Problem details:
Repeat the material exactly from its first line to the line that includes "0.031, 0.032, 0.032]". Skip pictures.

====== Material ======

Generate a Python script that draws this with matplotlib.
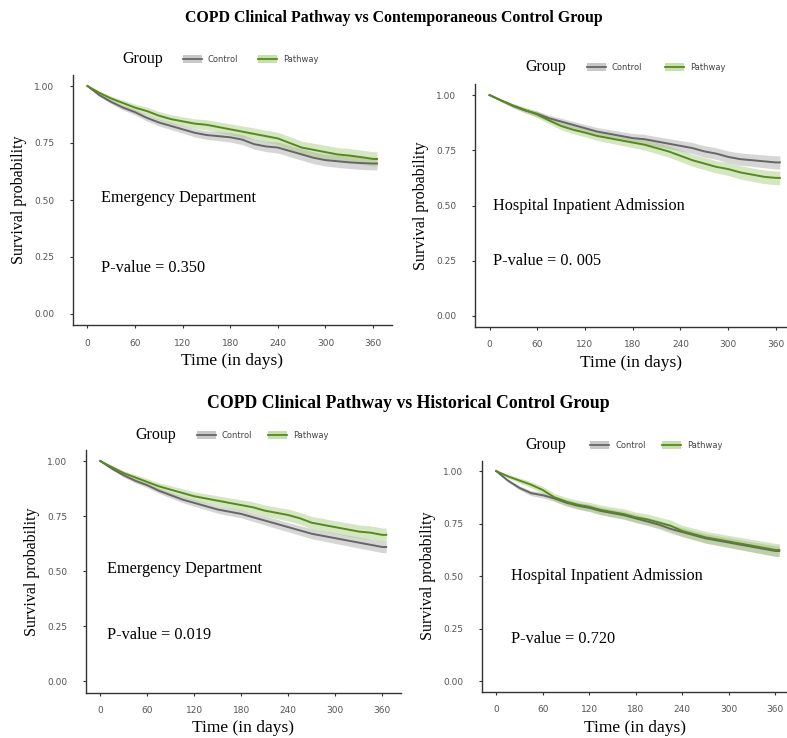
import matplotlib
matplotlib.use("Agg")
import matplotlib.pyplot as plt
from matplotlib.patches import Rectangle
from matplotlib.lines import Line2D
import numpy as np

# ---- data ----
days = [0, 15, 30, 45, 60, 75, 90, 105, 120, 135, 150, 165, 180,
        195, 210, 225, 240, 255, 270, 285, 300, 315, 330, 345, 360, 365]

# top left: emergency department, contemporaneous control
ed_cont_control = [1.00, 0.96, 0.93, 0.905, 0.885, 0.86, 0.84, 0.825, 0.81, 0.795, 0.785, 0.78, 0.775,
                   0.765, 0.745, 0.735, 0.73, 0.715, 0.70, 0.685, 0.675, 0.67, 0.665, 0.662, 0.66, 0.66]
ed_cont_pathway = [1.00, 0.97, 0.945, 0.925, 0.905, 0.89, 0.87, 0.855, 0.845, 0.835, 0.83, 0.82, 0.81,
                   0.80, 0.79, 0.78, 0.77, 0.75, 0.73, 0.72, 0.71, 0.70, 0.695, 0.688, 0.68, 0.68]
ed_cont_control_hw = [0.0, 0.006, 0.009, 0.011, 0.012, 0.014, 0.015, 0.016, 0.017, 0.018, 0.019, 0.02, 0.021,
                      0.022, 0.022, 0.023, 0.024, 0.025, 0.025, 0.026, 0.026, 0.027, 0.027, 0.028, 0.028, 0.028]
ed_cont_pathway_hw = [0.0, 0.007, 0.01, 0.013, 0.015, 0.017, 0.018, 0.019, 0.02, 0.021, 0.022, 0.023, 0.024,
                      0.025, 0.026, 0.026, 0.027, 0.028, 0.028, 0.029, 0.03, 0.03, 0.031, 0.031, 0.032, 0.032]

# top right: hospital inpatient admission, contemporaneous control
hia_cont_control = [1.00, 0.975, 0.95, 0.93, 0.915, 0.895, 0.88, 0.865, 0.85, 0.835, 0.825, 0.815, 0.805,
                    0.80, 0.79, 0.78, 0.77, 0.76, 0.745, 0.735, 0.72, 0.71, 0.705, 0.70, 0.695, 0.695]
hia_cont_pathway = [1.00, 0.975, 0.952, 0.932, 0.912, 0.885, 0.86, 0.843, 0.83, 0.815, 0.805, 0.795, 0.785,
                    0.775, 0.76, 0.745, 0.725, 0.705, 0.69, 0.675, 0.665, 0.65, 0.64, 0.63, 0.625, 0.625]
hia_cont_control_hw = [0.0, 0.006, 0.009, 0.011, 0.013, 0.014, 0.015, 0.016, 0.017, 0.018, 0.019, 0.02, 0.021,
                       0.022, 0.022, 0.023, 0.024, 0.025, 0.026, 0.026, 0.027, 0.028, 0.028, 0.029, 0.03, 0.03]
hia_cont_pathway_hw = [0.0, 0.006, 0.009, 0.012, 0.014, 0.015, 0.017, 0.018, 0.019, 0.02, 0.021, 0.022, 0.023,
                       0.024, 0.025, 0.026, 0.026, 0.027, 0.028, 0.028, 0.029, 0.03, 0.03, 0.031, 0.031, 0.031]

# bottom left: emergency department, historical control
ed_hist_control = [1.00, 0.965, 0.935, 0.91, 0.89, 0.865, 0.845, 0.825, 0.81, 0.795, 0.78, 0.77, 0.76,
                   0.745, 0.73, 0.715, 0.70, 0.685, 0.67, 0.66, 0.65, 0.64, 0.63, 0.62, 0.61, 0.61]
ed_hist_pathway = [1.00, 0.972, 0.945, 0.925, 0.905, 0.885, 0.87, 0.855, 0.84, 0.83, 0.82, 0.81, 0.80,
                   0.79, 0.775, 0.765, 0.755, 0.74, 0.72, 0.71, 0.70, 0.69, 0.68, 0.675, 0.665, 0.665]
ed_hist_control_hw = [0.0, 0.005, 0.008, 0.01, 0.011, 0.012, 0.013, 0.014, 0.015, 0.016, 0.017, 0.018, 0.018,
                      0.019, 0.02, 0.021, 0.021, 0.022, 0.023, 0.023, 0.024, 0.024, 0.025, 0.025, 0.026, 0.026]
ed_hist_pathway_hw = [0.0, 0.007, 0.01, 0.013, 0.015, 0.016, 0.018, 0.019, 0.02, 0.021, 0.022, 0.023, 0.024,
                      0.025, 0.025, 0.026, 0.027, 0.027, 0.028, 0.029, 0.029, 0.03, 0.03, 0.031, 0.031, 0.031]

# bottom right: hospital inpatient admission, historical control
hia_hist_control = [1.00, 0.955, 0.92, 0.895, 0.885, 0.87, 0.85, 0.835, 0.825, 0.81, 0.80, 0.79, 0.775,
                    0.76, 0.745, 0.725, 0.71, 0.695, 0.68, 0.67, 0.66, 0.65, 0.64, 0.63, 0.62, 0.62]
hia_hist_pathway = [1.00, 0.975, 0.955, 0.935, 0.91, 0.875, 0.855, 0.84, 0.83, 0.815, 0.805, 0.795, 0.78,
                    0.77, 0.755, 0.74, 0.715, 0.70, 0.685, 0.675, 0.665, 0.655, 0.645, 0.635, 0.625, 0.625]
hia_hist_control_hw = [0.0, 0.007, 0.01, 0.012, 0.013, 0.014, 0.015, 0.016, 0.017, 0.017, 0.018, 0.018, 0.019,
                       0.019, 0.02, 0.02, 0.021, 0.021, 0.022, 0.022, 0.023, 0.023, 0.024, 0.024, 0.025, 0.025]
hia_hist_pathway_hw = [0.0, 0.008, 0.012, 0.015, 0.017, 0.019, 0.02, 0.021, 0.022, 0.023, 0.024, 0.025, 0.025,
                       0.026, 0.026, 0.027, 0.027, 0.028, 0.028, 0.029, 0.029, 0.03, 0.03, 0.031, 0.031, 0.031]

xticks = [0, 60, 120, 180, 240, 300, 360]
yticks = [0.0, 0.25, 0.5, 0.75, 1.0]
ytick_labels = ["0.00", "0.25", "0.50", "0.75", "1.00"]
groups = ["Control", "Pathway"]
titles = ["COPD Clinical Pathway vs Contemporaneous Control Group",
          "COPD Clinical Pathway vs Historical Control Group"]
outcomes = ["Emergency Department", "Hospital Inpatient Admission",
            "Emergency Department", "Hospital Inpatient Admission"]
pvalues = ["P-value = 0.350", "P-value = 0. 005", "P-value = 0.019", "P-value = 0.720"]

line_cols = {"Control": "#666666", "Pathway": "#568a1c"}
band_cols = {"Control": "#a6a6a6", "Pathway": "#a3c878"}

W, H = 787, 738
fig = plt.figure(figsize=(W / 100, H / 100), dpi=100)
serif = "Liberation Serif"


def px_axes(left, top, right, bottom):
    return fig.add_axes([left / W, 1 - bottom / H, (right - left) / W, (bottom - top) / H])


def km_panel(ax, ctrl, path, ctrl_hw, path_hw, xmax):
    for name, s, hw in (("Control", ctrl, ctrl_hw), ("Pathway", path, path_hw)):
        s = np.array(s)
        hw = np.array(hw)
        ax.fill_between(days, s - hw, s + hw, color=band_cols[name],
                        alpha=0.45, linewidth=0)
        ax.plot(days, s, color=line_cols[name], linewidth=1.4)
    ax.set_xlim(-18.25, xmax)
    ax.set_ylim(-0.05, 1.05)
    ax.set_xticks(xticks)
    ax.set_yticks(yticks)
    ax.set_yticklabels(ytick_labels)
    for side in ("top", "right"):
        ax.spines[side].set_visible(False)
    for side in ("left", "bottom"):
        ax.spines[side].set_color("#333333")
        ax.spines[side].set_linewidth(1.0)
    ax.tick_params(axis="both", length=2.5, width=0.8, color="#333333",
                   labelsize=6.5, labelcolor="#555555")
    ax.tick_params(axis="y", pad=11)
    ax.tick_params(axis="x", pad=7)
    ax.set_xlabel("Time (in days)", fontfamily=serif, fontsize=12.5, labelpad=4)
    ax.set_ylabel("Survival probability", fontfamily=serif, fontsize=11.5, labelpad=5)


def legend_px(group_x, y, key1_x, key2_x):
    fig.text(group_x / W, 1 - y / H, "Group", fontfamily=serif, fontsize=11.5,
             ha="left", va="center")
    for name, kx in (("Control", key1_x), ("Pathway", key2_x)):
        fig.add_artist(Rectangle((kx / W, 1 - (y + 4) / H), 19 / W, 8 / H,
                                 transform=fig.transFigure, facecolor=band_cols[name],
                                 alpha=0.6, edgecolor="none"))
        fig.add_artist(Line2D([kx / W, (kx + 19) / W], [1 - y / H, 1 - y / H],
                              transform=fig.transFigure, color=line_cols[name], linewidth=1.3))
        fig.text((kx + 25) / W, 1 - y / H, name, fontsize=6, color="#444444",
                 ha="left", va="center")


panels = [
    (px_axes(73, 74.6, 391.5, 325.4), ed_cont_control, ed_cont_pathway,
     ed_cont_control_hw, ed_cont_pathway_hw, 383.25),
    (px_axes(475, 84, 787, 327), hia_cont_control, hia_cont_pathway,
     hia_cont_control_hw, hia_cont_pathway_hw, 374),
    (px_axes(86, 450, 400.5, 692.5), ed_hist_control, ed_hist_pathway,
     ed_hist_control_hw, ed_hist_pathway_hw, 383.25),
    (px_axes(482, 460.5, 787, 692), hia_hist_control, hia_hist_pathway,
     hia_hist_control_hw, hia_hist_pathway_hw, 375),
]
for ax, c, p, chw, phw, xm in panels:
    km_panel(ax, c, p, chw, phw, xm)

# outcome names and p-values, placed in data coords
text_pos = [(17, 0.51, 0.20), (4, 0.50, 0.25), (9, 0.51, 0.21), (19, 0.50, 0.20)]
for (ax, *_), name, pv, (tx, ty1, ty2) in zip(panels, outcomes, pvalues, text_pos):
    ax.text(tx, ty1, name, fontfamily=serif, fontsize=11.7, ha="left", va="center")
    ax.text(tx, ty2, pv, fontfamily=serif, fontsize=11.7, ha="left", va="center")

fig.text(394 / W, 1 - 18 / H, titles[0], fontfamily=serif, fontweight="bold",
         fontsize=11.4, ha="center", va="center")
fig.text(408 / W, 1 - 404 / H, titles[1], fontfamily=serif, fontweight="bold",
         fontsize=12.8, ha="center", va="center")

legend_px(122, 59, 183, 258)
legend_px(525, 67, 587, 665)
legend_px(135, 435, 197, 268)
legend_px(525, 445, 590, 662)

fig.savefig("out.png", dpi=100)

======

Written solution:
Generate a Python script that draws this with matplotlib.
import matplotlib
matplotlib.use("Agg")
import matplotlib.pyplot as plt
from matplotlib.patches import Rectangle
from matplotlib.lines import Line2D
import numpy as np

# ---- data ----
days = [0, 15, 30, 45, 60, 75, 90, 105, 120, 135, 150, 165, 180,
        195, 210, 225, 240, 255, 270, 285, 300, 315, 330, 345, 360, 365]

# top left: emergency department, contemporaneous control
ed_cont_control = [1.00, 0.96, 0.93, 0.905, 0.885, 0.86, 0.84, 0.825, 0.81, 0.795, 0.785, 0.78, 0.775,
                   0.765, 0.745, 0.735, 0.73, 0.715, 0.70, 0.685, 0.675, 0.67, 0.665, 0.662, 0.66, 0.66]
ed_cont_pathway = [1.00, 0.97, 0.945, 0.925, 0.905, 0.89, 0.87, 0.855, 0.845, 0.835, 0.83, 0.82, 0.81,
                   0.80, 0.79, 0.78, 0.77, 0.75, 0.73, 0.72, 0.71, 0.70, 0.695, 0.688, 0.68, 0.68]
ed_cont_control_hw = [0.0, 0.006, 0.009, 0.011, 0.012, 0.014, 0.015, 0.016, 0.017, 0.018, 0.019, 0.02, 0.021,
                      0.022, 0.022, 0.023, 0.024, 0.025, 0.025, 0.026, 0.026, 0.027, 0.027, 0.028, 0.028, 0.028]
ed_cont_pathway_hw = [0.0, 0.007, 0.01, 0.013, 0.015, 0.017, 0.018, 0.019, 0.02, 0.021, 0.022, 0.023, 0.024,
                      0.025, 0.026, 0.026, 0.027, 0.028, 0.028, 0.029, 0.03, 0.03, 0.031, 0.031, 0.032, 0.032]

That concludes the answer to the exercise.